◆ Request ◆
Show all lines from the data that include the word "this".

◆ The data ◆
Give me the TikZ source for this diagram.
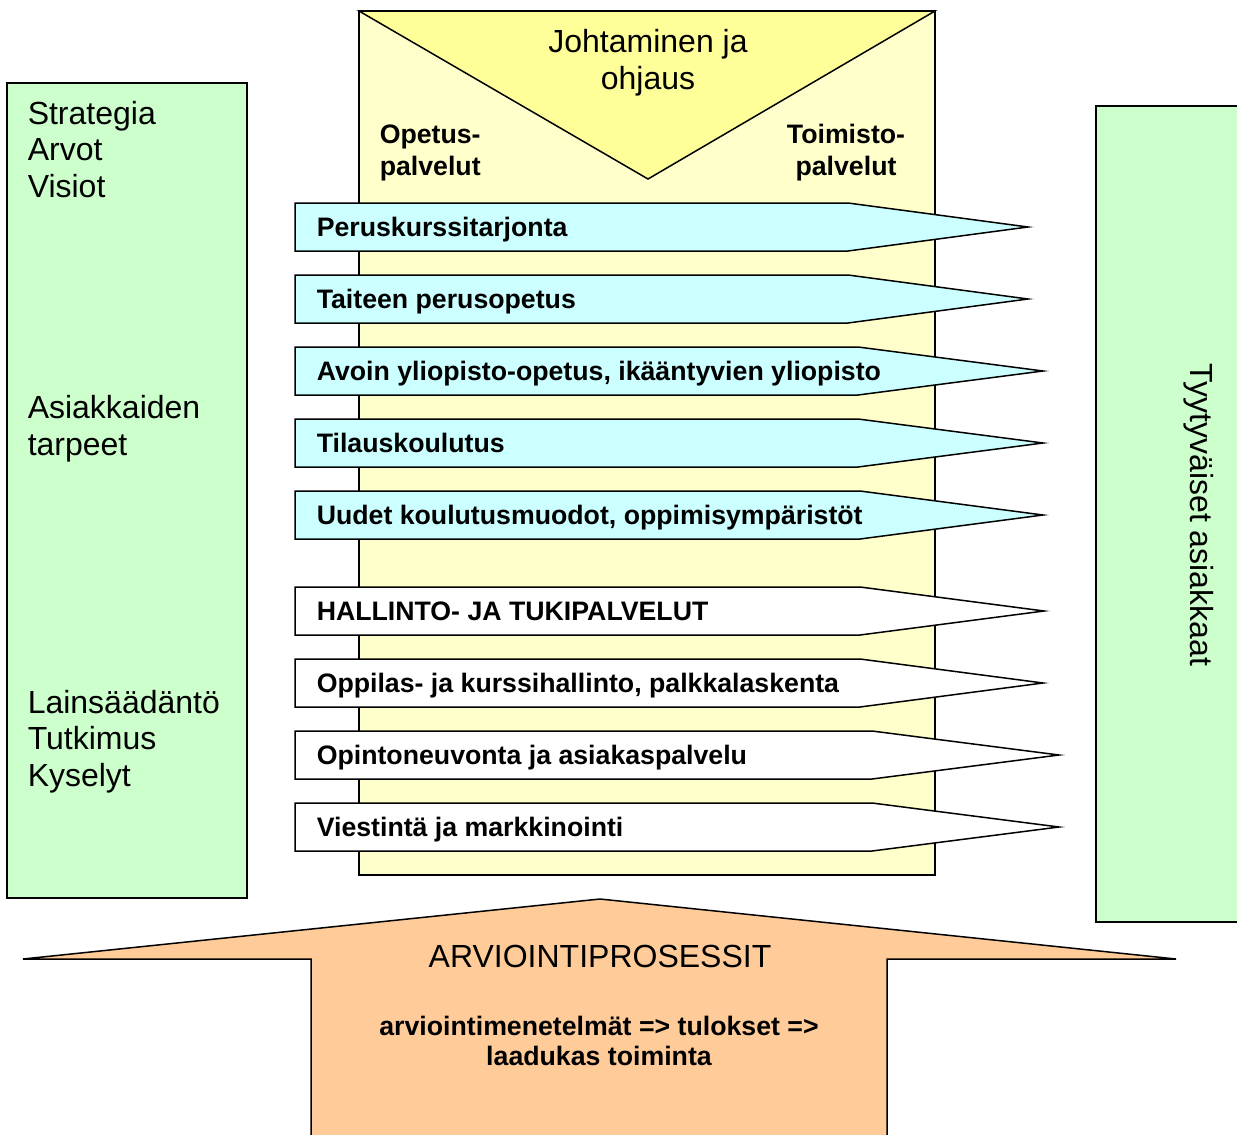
\documentclass[tikz,border=0pt]{standalone}
\usepackage{fontspec}
\setmainfont{Liberation Sans}
\definecolor{lgreen}{HTML}{CCFFCC}
\definecolor{lyellow}{HTML}{FFFFCC}
\definecolor{myellow}{HTML}{FFFF99}
\definecolor{lcyan}{HTML}{CCFFFF}
\definecolor{lorange}{HTML}{FFCC99}
\newcommand{\procrow}[6]{%
  \draw[#5] (295,#2) -- (#3,#2) -- (#4-4,#2+24) -- (#3,#2+48) -- (295,#2+48) -- cycle;
  \node[lbl, anchor=base west] (#1) at (316,#2+33) {#6};}
\begin{document}
\begin{tikzpicture}[x=1pt,y=-1pt,line width=1.5pt,
  cyanrow/.style={draw=black,fill=lcyan},
  whiterow/.style={draw=black,fill=white},
  lbl/.style={inner sep=0pt,font=\fontsize{26.7}{31}\selectfont\bfseries},
  big/.style={inner sep=0pt,font=\fontsize{32}{37}\selectfont}]
\path[use as bounding box] (0,0) rectangle (1237,1135);
\clip (0,0) rectangle (1237,1135);
% side boxes
\draw[fill=lgreen] (7,83) rectangle (247,898);
\draw[fill=lgreen] (1096,106) rectangle (1250,922);
% central box
\draw[fill=lyellow] (359,11) rectangle (935,875);
\draw[fill=myellow] (359,11) -- (935,11) -- (648,179) -- cycle;
\node[big, anchor=base] (joh1) at (648,52) {Johtaminen ja};
\node[big, anchor=base] (joh2) at (648,89) {ohjaus};
\node[lbl, anchor=base west] (op1) at (379,143) {Opetus-};
\node[lbl, anchor=base west] (op2) at (379,175) {palvelut};
\node[lbl, anchor=base] (to1) at (846,143) {Toimisto-};
\node[lbl, anchor=base] (to2) at (846,175) {palvelut};
% rows
\procrow{r1}{203}{848}{1032}{cyanrow}{Peruskurssitarjonta}
\procrow{r2}{275}{848}{1032}{cyanrow}{Taiteen perusopetus}
\procrow{r3}{347}{858}{1047}{cyanrow}{Avoin yliopisto-opetus, ikääntyvien yliopisto}
\procrow{r4}{419}{858}{1047}{cyanrow}{Tilauskoulutus}
\procrow{r5}{491}{860}{1047}{cyanrow}{Uudet koulutusmuodot, oppimisympäristöt}
\procrow{r6}{587}{860}{1048}{whiterow}{HALLINTO- JA TUKIPALVELUT}
\procrow{r7}{659}{860}{1047}{whiterow}{Oppilas- ja kurssihallinto, palkkalaskenta}
\procrow{r8}{731}{872}{1063}{whiterow}{Opintoneuvonta ja asiakaspalvelu}
\procrow{r9}{803}{872}{1063}{whiterow}{Viestintä ja markkinointi}
% left texts
\node[big, anchor=base west] (l1) at (27,124) {Strategia};
\node[big, anchor=base west] (l2) at (27,160) {Arvot};
\node[big, anchor=base west] (l3) at (27,197) {Visiot};
\node[big, anchor=base west] (l4) at (27,418) {Asiakkaiden};
\node[big, anchor=base west] (l5) at (27,455) {tarpeet};
\node[big, anchor=base west] (l6) at (27,713) {Lainsäädäntö};
\node[big, anchor=base west] (l7) at (27,749) {Tutkimus};
\node[big, anchor=base west] (l8) at (27,786) {Kyselyt};
% right text
\node[big, anchor=base, rotate=-90] (tyy) at (1190,515) {Tyytyväiset asiakkaat};
% bottom arrow
\draw[fill=lorange] (600,899) -- (1176,959) -- (887,959) -- (887,1150) -- (311,1150) -- (311,959) -- (23,959) -- cycle;
\node[big, anchor=base] (arv) at (600,967) {ARVIOINTIPROSESSIT};
\node[lbl, anchor=base] (arv2) at (599,1035) {arviointimenetelmät => tulokset =>};
\node[lbl, anchor=base] (arv3) at (599,1065) {laadukas toiminta};
\end{tikzpicture}
\end{document}
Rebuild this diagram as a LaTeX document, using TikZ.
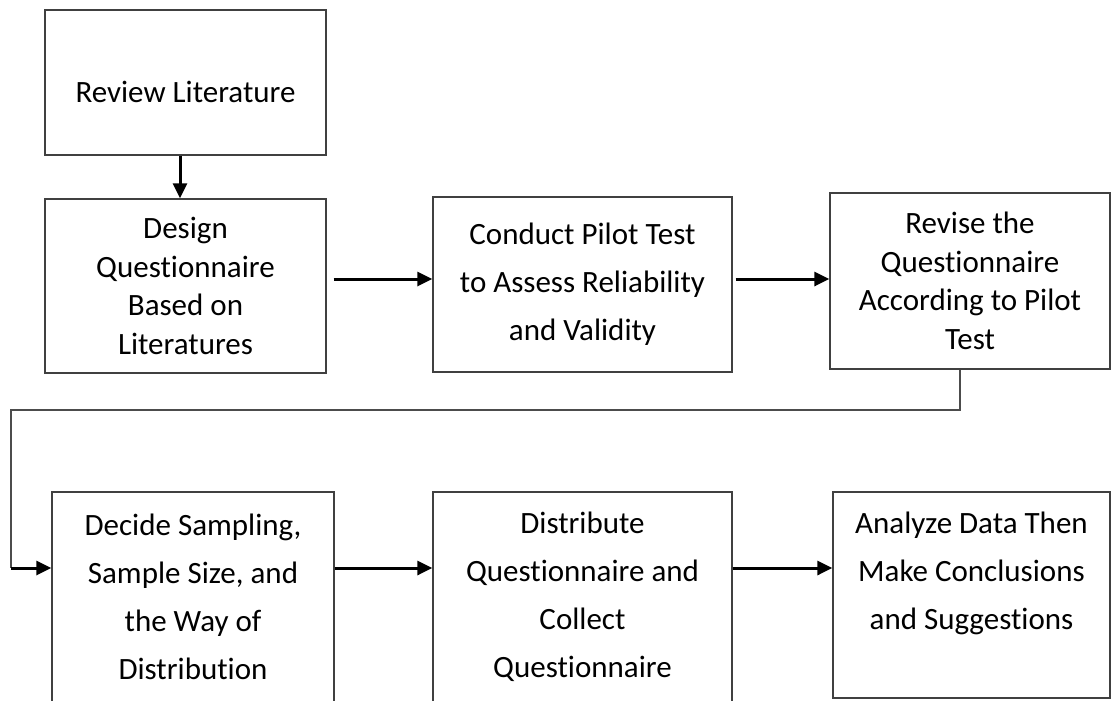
\documentclass[tikz,border=0pt]{standalone}
\usepackage{fontspec}
\setmainfont{Carlito}[Ligatures = CommonOff]
\usetikzlibrary{arrows.meta}

\tikzset{
  box/.style = {draw = black!75, line width = 1.3pt, align = center,
    inner sep = 0pt, font = \fontsize{31}{48}\selectfont},
  tightbox/.style = {box, font = \fontsize{31}{38.5}\selectfont},
  flow/.style = {line width = 3pt, -{Triangle[length = 15pt, width = 14pt]}},
  elbow/.style = {draw = black!70, line width = 1.5pt}
}

\begin{document}
\begin{tikzpicture}[x = 1pt, y = -1pt, thick]
\path[use as bounding box, clip] (0, 0) rectangle (1111, 701);
% Top row
\node[box, minimum width = 281, minimum height = 145, text height = 39pt, text depth = 0pt]
  (literature) at (185.5, 82.5) {Review Literature};
\node[tightbox, minimum width = 281, minimum height = 174]
  (design) at (185.5, 286) {Design\\Questionnaire\\Based on\\Literatures};
\node[box, minimum width = 299, minimum height = 175]
  (pilot) at (582.5, 284.5) {Conduct Pilot Test\\to Assess Reliability\\and Validity};
\node[tightbox, minimum width = 280, minimum height = 176]
  (revise) at (970, 281) {Revise the\\Questionnaire\\According to Pilot\\Test};
% Bottom row
\node[box, minimum width = 282, minimum height = 210]
  (sampling) at (193, 597) {Decide Sampling,\\Sample Size, and\\the Way of\\Distribution};
\node[box, minimum width = 299, minimum height = 210]
  (distribute) at (582.5, 597) {Distribute\\Questionnaire and\\Collect\\Questionnaire};
\node[box, minimum width = 277, minimum height = 206]
  (analyze) at (971.5, 595) {Analyze Data Then\\Make Conclusions\\and Suggestions\\~};
% Rows of the arrows
\coordinate (row1) at (0, 279);
\coordinate (row2) at (0, 568);
\coordinate (turn) at (11, 568);
% Arrows
\draw[flow] (literature.south -| 180, 0) -- (design.north -| 180, 0);
\draw[flow, shorten < = 7pt] (design.east |- row1) -- (pilot.west |- row1);
\draw[flow, shorten < = 3pt] (pilot.east |- row1) -- (revise.west |- row1);
\draw[elbow] (revise.south -| 960, 0) -- (960, 410) -- (11, 410) -- (turn);
\draw[flow] (turn) -- (sampling.west |- row2);
\draw[flow] (sampling.east |- row2) -- (distribute.west |- row2);
\draw[flow] (distribute.east |- row2) -- (analyze.west |- row2);
\end{tikzpicture}
\end{document}
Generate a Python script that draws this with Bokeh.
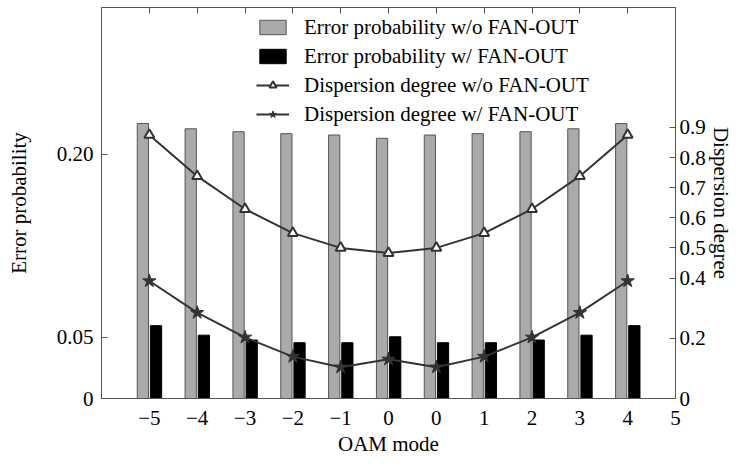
from bokeh.plotting import figure
from bokeh.models import (ColumnDataSource, Range1d, LinearAxis, FixedTicker,
                          Legend, LegendItem)
from bokeh.transform import dodge
from bokeh.embed import file_html
from bokeh.resources import INLINE

# ---- data ----
positions = [0, 1, 2, 3, 4, 5, 6, 7, 8, 9, 10]
tick_positions = [0, 1, 2, 3, 4, 5, 6, 7, 8, 9, 10, 11]
tick_labels = ["\u22125", "\u22124", "\u22123", "\u22122", "\u22121", "0", "0",
               "1", "2", "3", "4", "5"]
err_wo = [0.2253, 0.2210, 0.2186, 0.2170, 0.2159, 0.2132, 0.2159, 0.2170, 0.2186, 0.2210, 0.2253]
err_w = [0.0597, 0.0519, 0.0479, 0.0457, 0.0457, 0.0506, 0.0457, 0.0457, 0.0479, 0.0519, 0.0597]
disp_wo = [0.875, 0.738, 0.629, 0.549, 0.500, 0.483, 0.500, 0.549, 0.629, 0.738, 0.875]
disp_w = [0.390, 0.285, 0.203, 0.139, 0.104, 0.130, 0.104, 0.139, 0.203, 0.285, 0.390]
left_ticks = [0, 0.05, 0.20]
left_labels = ["0", "0.05", "0.20"]
right_ticks = [0, 0.2, 0.4, 0.5, 0.6, 0.7, 0.8, 0.9]
right_labels = ["0", "0.2", "0.4", "0.5", "0.6", "0.7", "0.8", "0.9"]

src = ColumnDataSource(dict(x=positions, err_wo=err_wo, err_w=err_w,
                            disp_wo=disp_wo, disp_w=disp_w))

FONT = "Liberation Serif"
FS = "21px"
FRAME = "#555555"

p = figure(width=735, height=458, output_backend="svg", toolbar_location=None,
           x_range=Range1d(-1, 11), y_range=Range1d(0, 0.3204),
           min_border_left=101, min_border_right=60, min_border_top=7,
           min_border_bottom=58)
p.extra_y_ranges = {"disp": Range1d(0, 1.298)}
p.xgrid.visible = False
p.ygrid.visible = False
p.outline_line_color = FRAME
p.background_fill_color = "white"
p.border_fill_color = "white"

gb = p.vbar(x=dodge("x", -0.135, range=p.x_range), top="err_wo", width=0.235,
            source=src, fill_color="#aaaaaa", line_color="#555555", line_width=1)
bb = p.vbar(x=dodge("x", 0.14, range=p.x_range), top="err_w", width=0.235,
            source=src, fill_color="black", line_color="black", line_width=1)

l1 = p.line("x", "disp_wo", source=src, y_range_name="disp", line_color="#333333",
            line_width=2)
m1 = p.scatter("x", "disp_wo", source=src, y_range_name="disp", marker="triangle",
               size=10, fill_color="white", line_color="#333333", line_width=2)
l2 = p.line("x", "disp_w", source=src, y_range_name="disp", line_color="#333333",
            line_width=2)
m2 = p.scatter("x", "disp_w", source=src, y_range_name="disp", marker="star",
               size=14, fill_color="#333333", line_color="#333333", line_width=1)

def style_axis(ax):
    ax.major_label_text_font = FONT
    ax.major_label_text_font_size = FS
    ax.major_label_text_color = "black"
    ax.axis_label_text_font = FONT
    ax.axis_label_text_font_size = FS
    ax.axis_label_text_font_style = "normal"
    ax.axis_label_text_color = "black"
    ax.axis_line_color = FRAME
    ax.major_tick_line_color = FRAME
    ax.minor_tick_line_color = None
    ax.major_tick_out = 0
    ax.major_tick_in = 6

# bottom axis
xa = p.xaxis[0]
style_axis(xa)
xa.ticker = FixedTicker(ticks=tick_positions)
xa.major_label_overrides = {t: l for t, l in zip(tick_positions, tick_labels)}
xa.major_tick_in = 0
xa.axis_label = "OAM mode"
xa.major_label_standoff = 12
xa.axis_label_standoff = 4

# left axis
ya = p.yaxis[0]
style_axis(ya)
ya.ticker = FixedTicker(ticks=left_ticks)
ya.major_label_overrides = {t: l for t, l in zip(left_ticks, left_labels)}
ya.axis_label = "Error probability"
ya.major_label_standoff = 8
ya.axis_label_standoff = 23

# right axis
ra = LinearAxis(y_range_name="disp")
style_axis(ra)
ra.ticker = FixedTicker(ticks=right_ticks)
ra.major_label_overrides = {t: l for t, l in zip(right_ticks, right_labels)}
ra.axis_label = "Dispersion degree"
ra.major_label_standoff = 4
ra.axis_label_standoff = 0
p.add_layout(ra, "right")

# top axis (ticks only)
ta = LinearAxis()
style_axis(ta)
ta.ticker = FixedTicker(ticks=positions)
ta.major_label_text_font_size = "0px"
ta.major_label_standoff = 0
ta.major_label_overrides = {t: "" for t in positions}
p.add_layout(ta, "above")

legend = Legend(items=[
    LegendItem(label="Error probability w/o FAN-OUT", renderers=[gb]),
    LegendItem(label="Error probability w/ FAN-OUT", renderers=[bb]),
    LegendItem(label="Dispersion degree w/o FAN-OUT", renderers=[l1, m1]),
    LegendItem(label="Dispersion degree w/ FAN-OUT", renderers=[l2, m2]),
], location=(155, 271))
legend.label_text_font = FONT
legend.label_text_font_size = FS
legend.label_text_color = "black"
legend.glyph_width = 33
legend.glyph_height = 18
legend.label_height = 26
legend.spacing = 3
legend.label_standoff = 15
legend.padding = 0
legend.margin = 0
legend.border_line_color = None
legend.background_fill_alpha = 0
p.add_layout(legend)

open("out.html", "w").write(file_html(p, INLINE))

◆ Task output ◆
Give me the TikZ source for this diagram.
Rebuild this diagram as a LaTeX document, using TikZ.
Generate a Python script that draws this with Bokeh.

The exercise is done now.